A Strategic Plan
Griffin Theatre Company is kicking off its 2017 season with a bang.
No, sorry. A band.
Andrew (Justin Smith) is a former rock musician, floundering in his first ‘real job’. Bureaucracy, red tape, funding issues and shitty colleagues are getting in the way of his big plans for the youth music program he’s been hired to head up. It’s clearly pushing him to the edge, and we spend most of the play wondering how far he’s going to go.
A Strategic Plan begins in medias res: Andrew is wandering the halls of a government building, music blaring, when he’s approached by his legal aide, asking if he’s ready for his hearing. He clearly doesn’t really know what’s going on; unfortunately, neither does the audience, and as we skip back in the storyline it takes us a little longer to catch up than we’re totally comfortable with.
That said, A Strategic Plan is funny. It’s full of adroit malapropisms, clever cultural references and characters that are so obvious they shouldn’t work but somehow do – Briallen Clarke as the HR professional is just perfect. It’s also idealistic – Justin, and Emele Ugavule as wannabe producer Jill, make us all want to feel that way about music.
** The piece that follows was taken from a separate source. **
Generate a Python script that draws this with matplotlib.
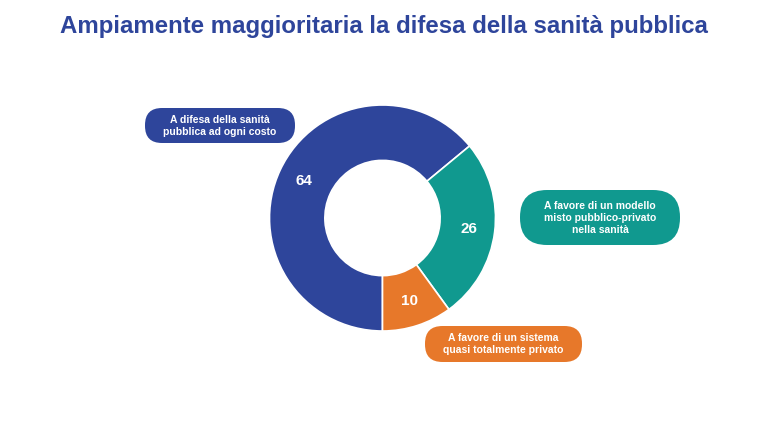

The play’s use of the tiny space is every bit as creative as you’d expect from Griffin, and the flash forwards and backwards are smoothly linked. Plus, the intermittent musical interludes are a neat addition.
A Strategic Plan doesn’t entirely live up to the expectations of an explosive story that it sets up in the first scene, but in the (slightly meandering) process of getting where it’s going, it certainly makes some pertinent points about the death of live music in the face of corporate Australia today.